▶ _Task_:
Skip all pictures, then print the remaining material exactly.

Some records
────────────────────────────────────────

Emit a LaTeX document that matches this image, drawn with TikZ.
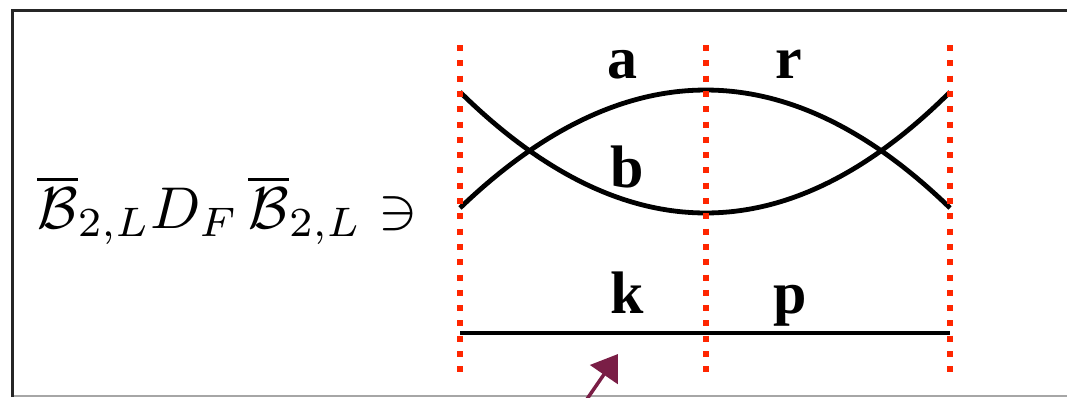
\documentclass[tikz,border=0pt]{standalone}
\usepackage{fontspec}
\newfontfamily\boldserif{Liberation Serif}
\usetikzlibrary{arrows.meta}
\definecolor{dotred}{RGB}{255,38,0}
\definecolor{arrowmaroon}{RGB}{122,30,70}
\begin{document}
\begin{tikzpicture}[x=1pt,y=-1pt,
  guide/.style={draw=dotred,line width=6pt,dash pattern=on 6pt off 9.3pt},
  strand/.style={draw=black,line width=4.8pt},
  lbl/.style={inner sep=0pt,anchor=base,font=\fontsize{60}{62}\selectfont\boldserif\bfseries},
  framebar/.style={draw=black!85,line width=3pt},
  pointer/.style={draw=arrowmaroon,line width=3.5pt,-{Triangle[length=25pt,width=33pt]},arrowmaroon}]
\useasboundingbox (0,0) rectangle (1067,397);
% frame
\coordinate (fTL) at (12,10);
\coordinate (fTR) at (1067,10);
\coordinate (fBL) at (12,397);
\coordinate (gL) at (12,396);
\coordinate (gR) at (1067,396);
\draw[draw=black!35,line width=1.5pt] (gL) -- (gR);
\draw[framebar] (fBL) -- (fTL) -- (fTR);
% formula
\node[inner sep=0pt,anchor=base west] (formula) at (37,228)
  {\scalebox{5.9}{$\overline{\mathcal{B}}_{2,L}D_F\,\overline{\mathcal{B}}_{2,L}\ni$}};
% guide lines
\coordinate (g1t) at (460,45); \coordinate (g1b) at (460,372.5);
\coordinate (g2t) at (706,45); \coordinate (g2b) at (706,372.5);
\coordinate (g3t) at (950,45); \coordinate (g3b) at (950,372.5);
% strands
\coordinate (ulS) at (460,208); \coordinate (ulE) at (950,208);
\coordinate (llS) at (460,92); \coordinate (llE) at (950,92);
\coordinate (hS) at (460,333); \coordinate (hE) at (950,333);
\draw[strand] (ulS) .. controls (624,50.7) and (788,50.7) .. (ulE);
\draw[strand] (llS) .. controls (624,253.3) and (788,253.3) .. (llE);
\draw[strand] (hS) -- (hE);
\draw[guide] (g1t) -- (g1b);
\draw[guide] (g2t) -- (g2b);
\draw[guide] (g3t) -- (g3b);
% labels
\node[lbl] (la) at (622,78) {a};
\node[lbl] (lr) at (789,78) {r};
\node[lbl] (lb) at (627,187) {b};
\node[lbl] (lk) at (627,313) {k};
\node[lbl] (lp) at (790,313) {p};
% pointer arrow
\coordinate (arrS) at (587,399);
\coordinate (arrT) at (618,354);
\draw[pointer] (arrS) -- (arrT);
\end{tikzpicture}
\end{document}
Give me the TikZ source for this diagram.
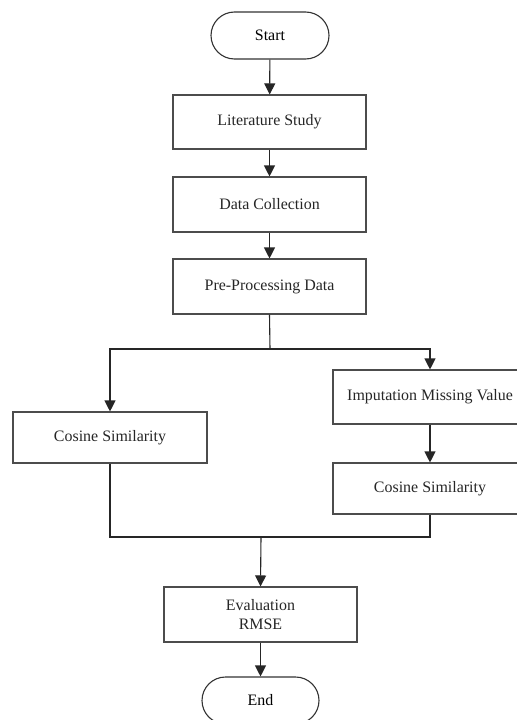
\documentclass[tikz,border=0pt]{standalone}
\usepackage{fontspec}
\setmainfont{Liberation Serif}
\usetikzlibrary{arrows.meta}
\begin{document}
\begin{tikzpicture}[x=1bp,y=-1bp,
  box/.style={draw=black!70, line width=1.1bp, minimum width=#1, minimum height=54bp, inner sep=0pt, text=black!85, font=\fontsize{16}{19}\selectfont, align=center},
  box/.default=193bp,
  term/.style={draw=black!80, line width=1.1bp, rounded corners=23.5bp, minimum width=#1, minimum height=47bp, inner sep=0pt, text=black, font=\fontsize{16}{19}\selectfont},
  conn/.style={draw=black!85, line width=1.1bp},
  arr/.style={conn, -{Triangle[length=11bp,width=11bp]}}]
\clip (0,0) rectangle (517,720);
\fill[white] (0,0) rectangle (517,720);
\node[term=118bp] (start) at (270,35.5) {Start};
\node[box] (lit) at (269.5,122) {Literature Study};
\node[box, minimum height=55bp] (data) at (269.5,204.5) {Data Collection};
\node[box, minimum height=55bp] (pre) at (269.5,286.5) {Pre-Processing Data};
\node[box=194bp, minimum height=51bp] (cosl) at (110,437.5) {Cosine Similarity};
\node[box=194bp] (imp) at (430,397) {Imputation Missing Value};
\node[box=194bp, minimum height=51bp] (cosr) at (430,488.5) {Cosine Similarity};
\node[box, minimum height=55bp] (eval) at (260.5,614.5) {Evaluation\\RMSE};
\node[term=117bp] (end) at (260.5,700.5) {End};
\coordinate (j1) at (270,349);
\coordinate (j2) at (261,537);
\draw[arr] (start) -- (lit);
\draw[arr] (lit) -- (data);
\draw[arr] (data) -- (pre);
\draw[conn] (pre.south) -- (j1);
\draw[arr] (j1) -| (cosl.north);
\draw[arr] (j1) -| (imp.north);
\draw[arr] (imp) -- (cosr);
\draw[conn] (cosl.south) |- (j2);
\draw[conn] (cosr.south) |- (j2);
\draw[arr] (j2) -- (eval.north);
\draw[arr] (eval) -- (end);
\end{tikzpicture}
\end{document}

────────────────────────────────────────

▶ _Reply to the task_:
Emit a LaTeX document that matches this image, drawn with TikZ.
\documentclass[tikz,border=0pt]{standalone}
\usepackage{fontspec}
\newfontfamily\boldserif{Liberation Serif}
\usetikzlibrary{arrows.meta}
\definecolor{dotred}{RGB}{255,38,0}
\definecolor{arrowmaroon}{RGB}{122,30,70}
\begin{document}
\begin{tikzpicture}[x=1pt,y=-1pt,
  guide/.style={draw=dotred,line width=6pt,dash pattern=on 6pt off 9.3pt},
  strand/.style={draw=black,line width=4.8pt},
  lbl/.style={inner sep=0pt,anchor=base,font=\fontsize{60}{62}\selectfont\boldserif\bfseries},
  framebar/.style={draw=black!85,line width=3pt},
  pointer/.style={draw=arrowmaroon,line width=3.5pt,-{Triangle[length=25pt,width=33pt]},arrowmaroon}]
\useasboundingbox (0,0) rectangle (1067,397);
% frame
\coordinate (fTL) at (12,10);
\coordinate (fTR) at (1067,10);
\coordinate (fBL) at (12,397);
\coordinate (gL) at (12,396);
\coordinate (gR) at (1067,396);
\draw[draw=black!35,line width=1.5pt] (gL) -- (gR);
\draw[framebar] (fBL) -- (fTL) -- (fTR);
% formula
\node[inner sep=0pt,anchor=base west] (formula) at (37,228)
  {\scalebox{5.9}{$\overline{\mathcal{B}}_{2,L}D_F\,\overline{\mathcal{B}}_{2,L}\ni$}};
% guide lines
\coordinate (g1t) at (460,45); \coordinate (g1b) at (460,372.5);
\coordinate (g2t) at (706,45); \coordinate (g2b) at (706,372.5);
\coordinate (g3t) at (950,45); \coordinate (g3b) at (950,372.5);
% strands
\coordinate (ulS) at (460,208); \coordinate (ulE) at (950,208);
\coordinate (llS) at (460,92); \coordinate (llE) at (950,92);
\coordinate (hS) at (460,333); \coordinate (hE) at (950,333);
\draw[strand] (ulS) .. controls (624,50.7) and (788,50.7) .. (ulE);
\draw[strand] (llS) .. controls (624,253.3) and (788,253.3) .. (llE);
\draw[strand] (hS) -- (hE);
\draw[guide] (g1t) -- (g1b);
\draw[guide] (g2t) -- (g2b);
\draw[guide] (g3t) -- (g3b);
% labels
\node[lbl] (la) at (622,78) {a};
\node[lbl] (lr) at (789,78) {r};
\node[lbl] (lb) at (627,187) {b};
\node[lbl] (lk) at (627,313) {k};
\node[lbl] (lp) at (790,313) {p};
% pointer arrow
\coordinate (arrS) at (587,399);
\coordinate (arrT) at (618,354);
\draw[pointer] (arrS) -- (arrT);
\end{tikzpicture}
\end{document}
Give me the TikZ source for this diagram.
\documentclass[tikz,border=0pt]{standalone}
\usepackage{fontspec}
\setmainfont{Liberation Serif}
\usetikzlibrary{arrows.meta}
\begin{document}
\begin{tikzpicture}[x=1bp,y=-1bp,
  box/.style={draw=black!70, line width=1.1bp, minimum width=#1, minimum height=54bp, inner sep=0pt, text=black!85, font=\fontsize{16}{19}\selectfont, align=center},
  box/.default=193bp,
  term/.style={draw=black!80, line width=1.1bp, rounded corners=23.5bp, minimum width=#1, minimum height=47bp, inner sep=0pt, text=black, font=\fontsize{16}{19}\selectfont},
  conn/.style={draw=black!85, line width=1.1bp},
  arr/.style={conn, -{Triangle[length=11bp,width=11bp]}}]
\clip (0,0) rectangle (517,720);
\fill[white] (0,0) rectangle (517,720);
\node[term=118bp] (start) at (270,35.5) {Start};
\node[box] (lit) at (269.5,122) {Literature Study};
\node[box, minimum height=55bp] (data) at (269.5,204.5) {Data Collection};
\node[box, minimum height=55bp] (pre) at (269.5,286.5) {Pre-Processing Data};
\node[box=194bp, minimum height=51bp] (cosl) at (110,437.5) {Cosine Similarity};
\node[box=194bp] (imp) at (430,397) {Imputation Missing Value};
\node[box=194bp, minimum height=51bp] (cosr) at (430,488.5) {Cosine Similarity};
\node[box, minimum height=55bp] (eval) at (260.5,614.5) {Evaluation\\RMSE};
\node[term=117bp] (end) at (260.5,700.5) {End};
\coordinate (j1) at (270,349);
\coordinate (j2) at (261,537);
\draw[arr] (start) -- (lit);
\draw[arr] (lit) -- (data);
\draw[arr] (data) -- (pre);
\draw[conn] (pre.south) -- (j1);
\draw[arr] (j1) -| (cosl.north);
\draw[arr] (j1) -| (imp.north);
\draw[arr] (imp) -- (cosr);
\draw[conn] (cosl.south) |- (j2);
\draw[conn] (cosr.south) |- (j2);
\draw[arr] (j2) -- (eval.north);
\draw[arr] (eval) -- (end);
\end{tikzpicture}
\end{document}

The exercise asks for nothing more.